In the heated debate among the deaf and educators of the deaf, Johnson sides with those who consider ASL an indigenous language with its own grammatical structures and rules. She advocates a bilingual approach to deaf education that treats ASL and English as two distinct languages, best learned separately. “For deaf children who may not have grown up with any language,” the opposing “total communication” approach, in which the signer learns to speak words as he or she signs, does not, in her view, provide sufficient immersion in either language.

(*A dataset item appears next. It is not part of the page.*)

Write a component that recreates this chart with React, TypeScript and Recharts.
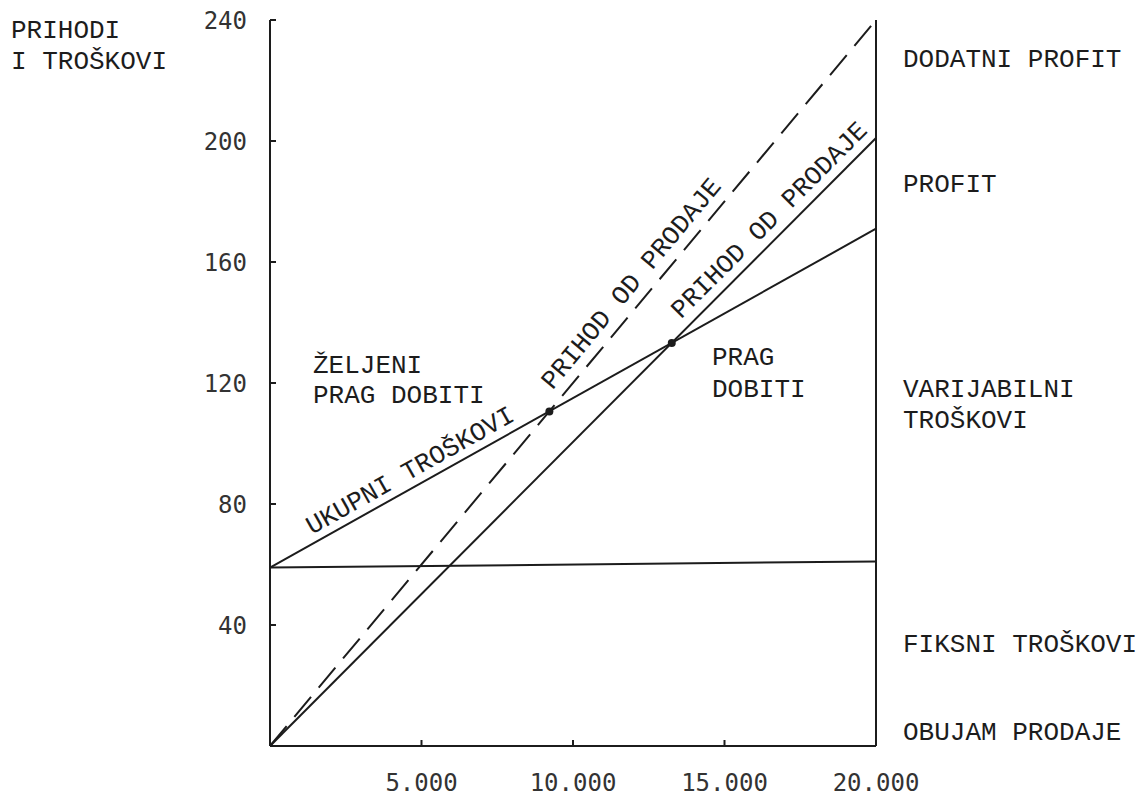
import React from 'react';
import { LineChart, Line, XAxis, YAxis, ReferenceLine, ReferenceDot } from 'recharts';

// obujam prodaje (komada) i vrijednosti (u tisućama)
const volume = [0, 20000];
const fixedCosts = [59, 61];
const totalCosts = [59, 171];
const salesRevenue = [0, 201];
const targetRevenue = [0, 240];

const volumeTicks = [5000, 10000, 15000, 20000];
const valueTicks = [40, 80, 120, 160, 200, 240];

// točke pokrića (želljeni i stvarni prag dobiti)
const breakEvenVolume = [9220, 13260];
const breakEvenValue = [110.6, 133.2];

const INK = '#1c1c1c';
const TYPE = '"Liberation Mono", "DejaVu Sans Mono", monospace';
const DIGITS = '"DejaVu Sans Mono", monospace';

const rows = volume.map((v, i) => ({
  v,
  fixed: fixedCosts[i],
  total: totalCosts[i],
  sales: salesRevenue[i],
  target: targetRevenue[i],
}));

// vrijednost pravca u zadanoj točki (za natpise uz linije)
function lineAt(series: number[], v: number) {
  const t = (v - volume[0]) / (volume[1] - volume[0]);
  return series[0] + t * (series[1] - series[0]);
}

function slantedLabel(text: string, angle: number, lift = 8) {
  return (props: any) => (
    <text
      x={props.cx}
      y={props.cy}
      dy={-lift}
      transform={`rotate(${angle} ${props.cx} ${props.cy})`}
      fontFamily={TYPE}
      fontSize={26}
      fill={INK}
    >
      {text}
    </text>
  );
}

const lineLabels = [
  { text: 'UKUPNI TROŠKOVI', series: totalCosts, at: 1520, angle: -29.4, lift: 8 },
  { text: 'PRIHOD OD PRODAJE', series: targetRevenue, at: 9600, angle: -50.2, lift: 11 },
  { text: 'PRIHOD OD PRODAJE', series: salesRevenue, at: 13800, angle: -45, lift: 10 },
];

const notes: Array<[string, number, number]> = [
  ['PRIHODI', 11, 38],
  ['I TROŠKOVI', 11, 69],
  ['DODATNI PROFIT', 903, 67],
  ['PROFIT', 903, 192],
  ['VARIJABILNI', 903, 397],
  ['TROŠKOVI', 903, 428],
  ['FIKSNI TROŠKOVI', 903, 652],
  ['OBUJAM PRODAJE', 903, 740],
  ['ŽELJENI', 313, 373],
  ['PRAG DOBITI', 313, 403],
  ['PRAG', 712, 365],
  ['DOBITI', 712, 397],
];

export default function App() {
  return (
    <div style={{ position: 'absolute', left: 0, top: 0, width: 1140, height: 801, background: '#fff' }}>
      <LineChart width={1140} height={801} data={rows} margin={{ top: 20, right: 264, bottom: 5, left: 200 }}>
        <XAxis
          dataKey="v"
          type="number"
          domain={[0, 20000]}
          ticks={volumeTicks}
          tickFormatter={(v: number) => v.toLocaleString('de-DE')}
          height={50}
          tickSize={-6}
          tickMargin={34}
          axisLine={{ stroke: INK, strokeWidth: 2 }}
          tickLine={{ stroke: INK, strokeWidth: 2 }}
          tick={{ fill: '#333', fontFamily: DIGITS, fontSize: 24 }}
        />
        <YAxis
          type="number"
          domain={[0, 240]}
          ticks={valueTicks}
          width={70}
          tickSize={-6}
          tickMargin={29}
          axisLine={{ stroke: INK, strokeWidth: 2 }}
          tickLine={{ stroke: INK, strokeWidth: 2 }}
          tick={{ fill: '#333', fontFamily: DIGITS, fontSize: 24 }}
        />
        <ReferenceLine x={20000} stroke={INK} strokeWidth={2} />
        <Line dataKey="fixed" stroke={INK} strokeWidth={2} dot={false} isAnimationActive={false} />
        <Line dataKey="total" stroke={INK} strokeWidth={2} dot={false} isAnimationActive={false} />
        <Line dataKey="sales" stroke={INK} strokeWidth={2} dot={false} isAnimationActive={false} />
        <Line
          dataKey="target"
          stroke={INK}
          strokeWidth={2}
          strokeDasharray="26 12"
          dot={false}
          isAnimationActive={false}
        />
        {breakEvenVolume.map((v, i) => (
          <ReferenceDot key={'be' + i} x={v} y={breakEvenValue[i]} r={4} fill={INK} stroke="none" />
        ))}
        {lineLabels.map((l, i) => (
          <ReferenceDot
            key={'lbl' + i}
            x={l.at}
            y={lineAt(l.series, l.at)}
            r={0}
            shape={slantedLabel(l.text, l.angle, l.lift)}
          />
        ))}
      </LineChart>
      <svg width={1140} height={801} style={{ position: 'absolute', left: 0, top: 0, pointerEvents: 'none' }}>
        {notes.map(([t, x, y], i) => (
          <text key={i} x={x} y={y} fontFamily={TYPE} fontSize={26} fill={INK}>
            {t}
          </text>
        ))}
      </svg>
    </div>
  );
}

Nevertheless, Johnson chose TC because it teaches both techniques and because Robert Kretschmer – “a name in research, both in linguistics and deaf education,” and now Professor Emeritus – was on the faculty.
 
TC Takeaway

Johnson highly values her work with Russell Rosen, an anthropologist, lecturer and coordinator of the Teaching of American Sign Language as a Foreign Language program, who is himself deaf. “The best way to learn anything about deaf people is through deaf people,” she says.
 
Life after TC

Johnson is seeking a teaching position, preferably in a bilingual environment, but she is open to using the total communication approach as well. “My one requirement is that I do want to be using sign language when I teach,” she says.